Several weeks ago someone, I think it was a young pastor, asked me what is the most frustrating aspect of pastoral ministry. I had to think for a second, not because I couldn’t think of anything, but because he didn’t ask for ten things, only one. And the number one frustration rose to the top pretty quickly -
(Yes, I am screaming it)
Unspoken expectations are different from the things that folks tell me they would like me to do, and I can then say, “Oh, sorry, I never thought of that. I’ll do it next time,” or “Thanks for your opinion, but I don’t think I can do that.” Unspoken expectations are different because they are ... well, unspoken. They are those things that someone wants me to do because they think a pastor should do them, and maybe even a former pastor has done them, but I am not doing them. And it bothers them, usually because they think it is obvious that a pastor should do them.
One example - likely the one that has already occurred to every one of the many (okay, three) pastors who are reading this - is home visitation. Now, for some folks in my congregation, the very idea that I might stop by their house, unannounced and uninvited, is the stuff of 3:00am nightmares, or at least a “Why are you here?” question. Yet there are a few folks, typically of an older generation, who not only see no problem with such a visit, but believe it to be what good pastors do. Even though I have told them, “If you would like me to come by, then just invite me,” this does not solve the problem. Because if they invite me, then in their mind it is not a pastoral visit. They want me to come, not because I am invited, but because that’s what they think good pastors do.
(For more information on the deep psychological reasons for why I don’t like home visitation, see my previous blogpost “Socially Awkward.”)
And because I am not doing what they believe a good pastor should do, or that any pastor would see to be self-evident to do, they are left with only one of two conclusions about me:
1. Either I am a really bad pastor who doesn’t have a clue (definitely a possibility), OR
2. I really don’t like them (not true at all).
I'm sure there are other unspoken expectations, some of which I only surmise - not because I have been told them - but because, like black holes in the abyss of space, we only know of them because of their effect on other aspects of church life. Like gravity, unspoken expectations bring down everything around them.
It should not come as a surprise that unspoken expectations are a problem in ministry. After all, they are a problem in many relationships. When I see a couple for marital counseling, inevitably unspoken expectations become a topic for conversation. While the stereotype is that it is women who don’t tell husbands what they want - “If you don’t know what I want for Valentine’s Day, then I’m certainly not going to tell you” - men are often guilty as well.

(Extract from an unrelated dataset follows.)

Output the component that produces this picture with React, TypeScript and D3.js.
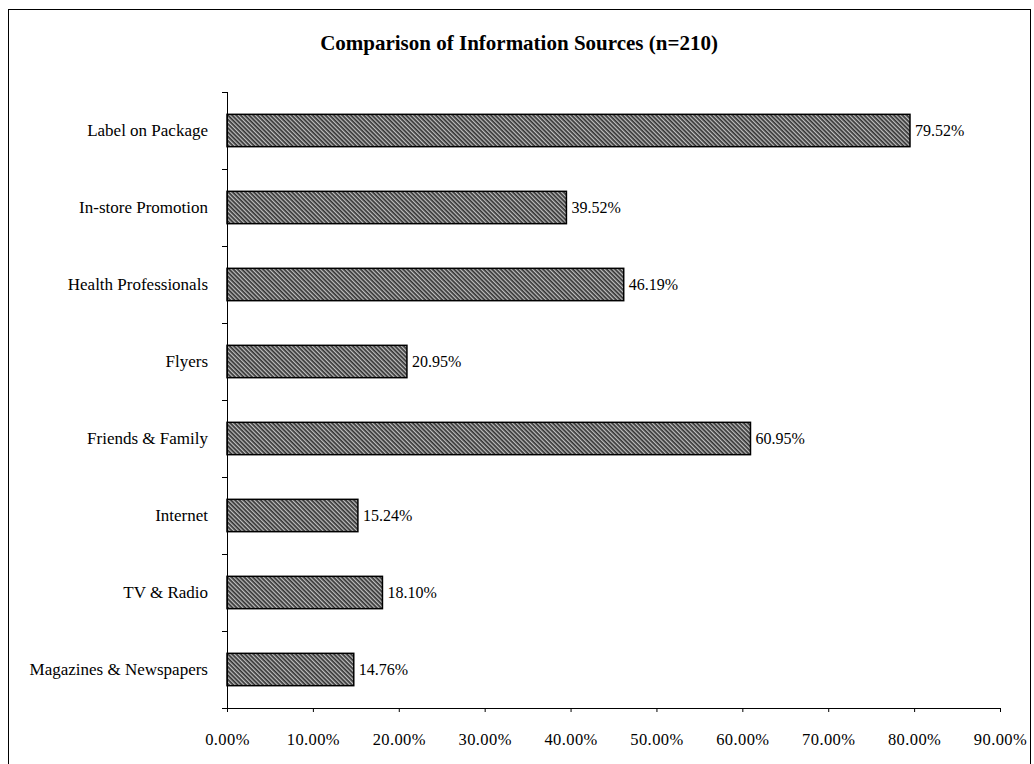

The truth is, I’m just as guilty. I will stand there, on Sunday morning, hoping that someone will tell me that the sermon blessed them, or challenged them, or made them think - even made them angry. Usually, I get nothing, nada, zip. No one says a word.
Now, you may ask, “Mike, have you told folks that you need this kind of feedback? Do they know that it blesses you when they say something about how the sermon blessed them?”
Come on - of course not. After all, if I have to tell them, then it’s not as good. They should just know.